Hot swappable power supplies and controllers are just the beginning. A powerful and advanced software and data services backbone is the next tier, or layer, of high availability, that we must incorporate. File systems such as ZFS lend themselves very well to high availability features. With this architecture, independent checksum methodology helps eliminate data corruption in the first place, though it may not be enough in the event of hardware failure. To bolster our defences against such an occurrence, ZFS helps us to provide customers easier access to unlimited snapshots, at intervals just a few minutes apart, further reducing the likelihood of catastrophic data loss.

We can also incorporate real time IPsec-encrypted pool mirror to automatically shift operations to a secondary system, which has the same data as our primary. Likewise, remote replication is essential for backup purposes, and should be 128-bit encrypted to inject a layer of security to advanced redundancy. RAID hot spare disk roaming and rebuilding are another aspect of this, allowing us to move entire volumes to another platform if one piece of hardware fails.

These solutions do require redundant storage hardware at the ready. They mean customers should purchase more drives, so that their systems will be able to absorb outages and mitigate them by moving data to non-affected physical components.

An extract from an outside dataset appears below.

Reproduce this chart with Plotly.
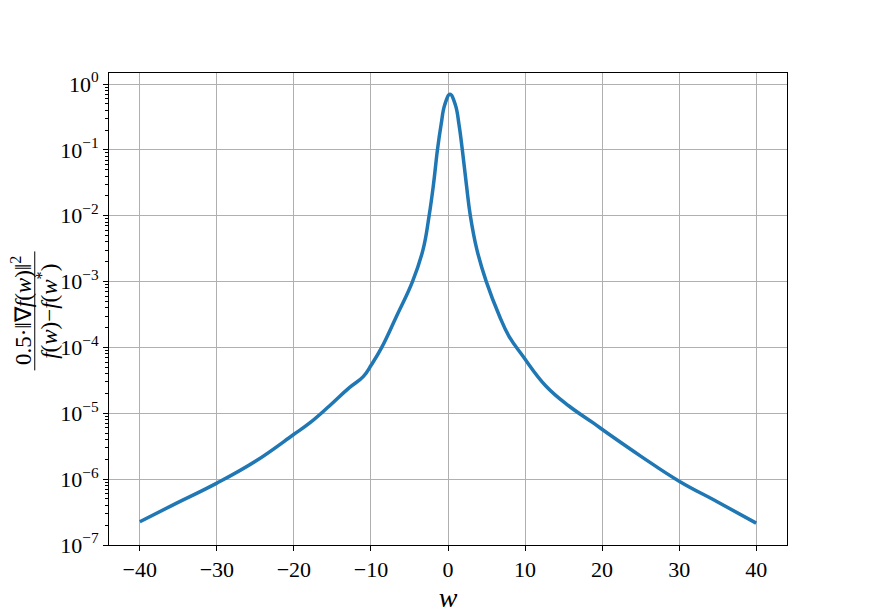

This is great, but customers may not always want to invest in an abundance of equipment. This is where virtualisation comes into play. High availability means making your solutions compatible with and optimised for VMware, Citrix, Windows Server and other platforms to ensure easy data migration and remote recovery via software and the cloud. As mentioned earlier, true high availability is a fusion of hardware, software, and network features. Focusing solely on one or the other means a compromised solution.

There is much more to say about high availability. My goal in writing this is to serve up a reminder, not a technical essay. I could go on and into much more detail, but that would mean taking up too much of your time. And after all, you need to be available!